Wow, I just cut and pasted this for my Russian notes if and when I finally tackle that intimidating language. If he doesn’t chime in on this thread, I will have to ask JaliscoState what he thinks about the 100,000 word mark he recently passed. In a prior discussion with him, he suggested that 60K words would be the “potential fluency” mark as Steve K has put it. Your experiences seem to confirm that.

The fact that you and JaliscoS both speak English and Spanish like me encourages my Russian study. French ability is an equal bonus since that’s on my list too!

Yes, that is true. Like I said, “If you and your son are really enjoying German together, and you are good at it, then by all means continue.” You’ll have a fun activity together and you’ll get a foreign language under your belt. For the second part of what I said, I was only suggesting that you shouldn’t sacrifice your interest in Russian MERELY because you found a less interesting language easier.
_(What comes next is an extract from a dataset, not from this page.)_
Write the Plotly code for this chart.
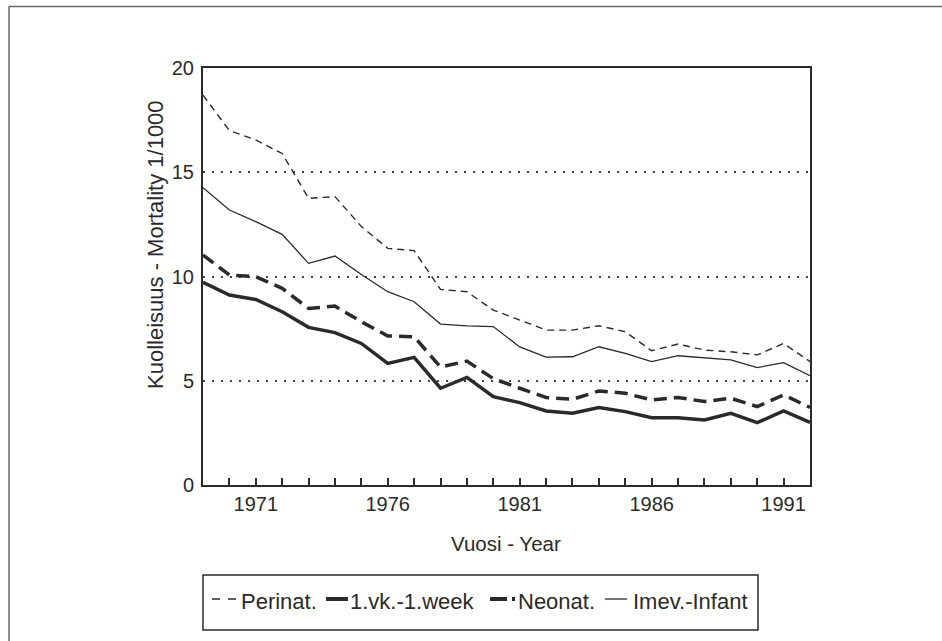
import plotly.graph_objects as go

# ---- data ----
years = list(range(1969, 1993))
perinat = [18.7, 17.0, 16.55, 15.9, 13.75, 13.83, 12.4, 11.35, 11.24, 9.38, 9.27, 8.39,
           7.91, 7.43, 7.43, 7.64, 7.35, 6.44, 6.76, 6.47, 6.39, 6.24, 6.79, 5.92]
week1 = [9.72, 9.11, 8.9, 8.31, 7.56, 7.31, 6.79, 5.83, 6.12, 4.64, 5.16, 4.24,
         3.95, 3.55, 3.44, 3.72, 3.52, 3.23, 3.23, 3.12, 3.44, 2.99, 3.55, 3.0]
neonat = [11.03, 10.07, 9.99, 9.43, 8.47, 8.58, 7.83, 7.15, 7.11, 5.66, 5.94, 5.1,
          4.64, 4.2, 4.11, 4.51, 4.40, 4.08, 4.2, 4.0, 4.16, 3.76, 4.32, 3.72]
infant = [14.26, 13.19, 12.63, 12.02, 10.63, 10.98, 10.1, 9.27, 8.79, 7.72, 7.63, 7.6,
          6.62, 6.13, 6.15, 6.63, 6.31, 5.92, 6.2, 6.11, 6.0, 5.63, 5.87, 5.24]

x_label_years = [1971, 1976, 1981, 1986, 1991]
y_ticks = [0, 5, 10, 15, 20]

series_names = ["Perinat.", "1.vk.-1.week", "Neonat.", "Imev.-Infant"]
y_title = "Kuolleisuus - Mortality 1/1000"
x_title = "Vuosi - Year"

# ---- layout geometry (pixels) ----
W, H = 942, 641
L, R, T, B = 203, 810, 68, 485
PW, PH = R - L, B - T

def px(xp):
    return (xp - L) / PW

def py(yp):
    return (B - yp) / PH

INK = "#2a2a2a"
FONT = "Liberation Sans, Arial, sans-serif"

fig = go.Figure()
fig.add_trace(go.Scatter(x=years, y=perinat, mode="lines", name=series_names[0],
                         line=dict(color=INK, width=1.4, dash="7px,5px")))
fig.add_trace(go.Scatter(x=years, y=week1, mode="lines", name=series_names[1],
                         line=dict(color=INK, width=3.5)))
fig.add_trace(go.Scatter(x=years, y=neonat, mode="lines", name=series_names[2],
                         line=dict(color=INK, width=3.5, dash="13px,7px")))
fig.add_trace(go.Scatter(x=years, y=infant, mode="lines", name=series_names[3],
                         line=dict(color=INK, width=1.3)))

tickvals = years
ticktext = [str(y) if y in x_label_years else "" for y in years]

fig.update_layout(
    width=W, height=H,
    margin=dict(l=L, r=W - R, t=T, b=H - B, pad=0),
    paper_bgcolor="white", plot_bgcolor="white",
    showlegend=False,
    font=dict(family=FONT, color=INK, size=20),
    xaxis=dict(range=[1969, 1992], tickvals=tickvals, ticktext=ticktext,
               ticks="inside", ticklen=7, tickwidth=1.5, tickcolor=INK,
               showline=True, linewidth=2, linecolor=INK, mirror=True,
               showgrid=False, zeroline=False,
               tickfont=dict(size=20, family=FONT, color=INK)),
    yaxis=dict(range=[0, 20], tickvals=y_ticks, ticks="",
               showline=True, linewidth=2, linecolor=INK, mirror=True,
               showgrid=True, gridcolor="#444444", gridwidth=1.5, griddash="2px,7px",
               zeroline=False, ticklabelstandoff=3,
               tickfont=dict(size=20, family=FONT, color=INK)),
)

shapes = []
annotations = []
# outer frame (top and left edges visible in the reference)
shapes.append(dict(type="line", xref="paper", yref="paper",
                   x0=px(9), x1=px(942), y0=py(6.5), y1=py(6.5),
                   line=dict(color="#666666", width=1.5)))
shapes.append(dict(type="line", xref="paper", yref="paper",
                   x0=px(9), x1=px(9), y0=py(6.5), y1=py(641),
                   line=dict(color="#666666", width=1.5)))
# legend box
shapes.append(dict(type="rect", xref="paper", yref="paper",
                   x0=px(203), x1=px(758), y0=py(630), y1=py(575),
                   line=dict(color=INK, width=1.5)))
ly = py(599)
leg_syms = [
    (212, 237, 1.4, "8px,8px"),
    (326, 348, 4.0, "solid"),
    (490, 515, 4.0, "17px,5px,3px,20px"),
    (605, 627, 1.3, "solid"),
]
for (a, b, w, d) in leg_syms:
    shapes.append(dict(type="line", xref="paper", yref="paper",
                       x0=px(a), x1=px(b), y0=ly, y1=ly,
                       line=dict(color=INK, width=w, dash=d)))
leg_text_x = [239, 348, 516, 631]
for name, tx in zip(series_names, leg_text_x):
    annotations.append(dict(text=name, xref="paper", yref="paper", x=px(tx), y=py(601),
                            xanchor="left", yanchor="middle", showarrow=False,
                            font=dict(size=22, family=FONT, color=INK)))
# axis titles
annotations.append(dict(text=y_title, xref="paper", yref="paper", x=px(155), y=py(245),
                        xanchor="center", yanchor="middle", textangle=-90, showarrow=False,
                        font=dict(size=22, family=FONT, color=INK)))
annotations.append(dict(text=x_title, xref="paper", yref="paper", x=px(506), y=py(543),
                        xanchor="center", yanchor="middle", showarrow=False,
                        font=dict(size=20.5, family=FONT, color=INK)))

fig.update_layout(shapes=shapes, annotations=annotations)
fig.write_html("out.html", config={"displayModeBar": False},
               post_script="document.body.style.margin='0';document.body.style.overflow='hidden';")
For example, I would be very interested in Italian or German culture, especially with Spanish under my belt. However, I wouldn’t pursue them over French or Russian (that I am even more interested in) just because I found them easier.

+LILinguist I wish you success with Russian and French, they’re both beautiful languages

“…I understand now much better than when I first attempted to read it…”

This is an interesting aspect of language learning - coming back to an old text and finding it has become transparent :slight_smile:

I bought a copy of Wolfgang Koeppen’s 1953 novel “Das Treibhaus” when I was living in Germany as a student. This was a time when I was speaking the language every day, making seminar presentations at a university, watching German TV, seeing dubbed films at the cinema, etc; you could say I felt like a reasonably fluent speaker. Yet I found this book just a little too difficult to read. I could manage German translations of Agatha Christie and the like, but this book by Kloeppen had just a few too many unknown words for me.

Well, in the course of a major clear-up of my library recently, I came across this very book again. It is strange because looking at the first few pages I can almost pick out the very same words which drew a blank back then, but which I can now immediately understand.

(It has taken me so many years of effort to achieve this level of literacy in ONE foreign language. I have nothing but profound admiration for those people like Francisco who have achieved this feat in multiple languages!)

Wonderful example, Jay. Yes, sometimes it feels almost like magic

Thanks. As I’ve said before, once I get finished moving, and buy an iPad2 (the original doesn’t work with LingQ app anymore), I am going to bang out a novel or two in Spanish in LingQ to jack my read words to 2 million and my known words over 33,200 (Advanced Level 3 in LingQ). I’ll read then a novel or non fiction book without LingQ, then maybe Don Quijote with LingQ (always wanted to read). I think I can bang both out in 2 90 Day challenges of 1.5 hours/day. I will then have completed 13-1400 hours of total Spanish learning.

Then the question. Which first: French, Russian, or Chinese?

Awesome!! Question: How do you read a novel on LingQ?

You just import it under the “Import Lesson” section. So far, I’ve incorporated large texts I have found online, or in Microsoft Word or even PDF format. Steve and others swear by a program called Calibre (which I believe is free) whereby you can convert epub files (what most ebooks come it) to more importable friendly formats to read on LingQ.

I personally haven’t done this yet, but for my next batch of imports, I will.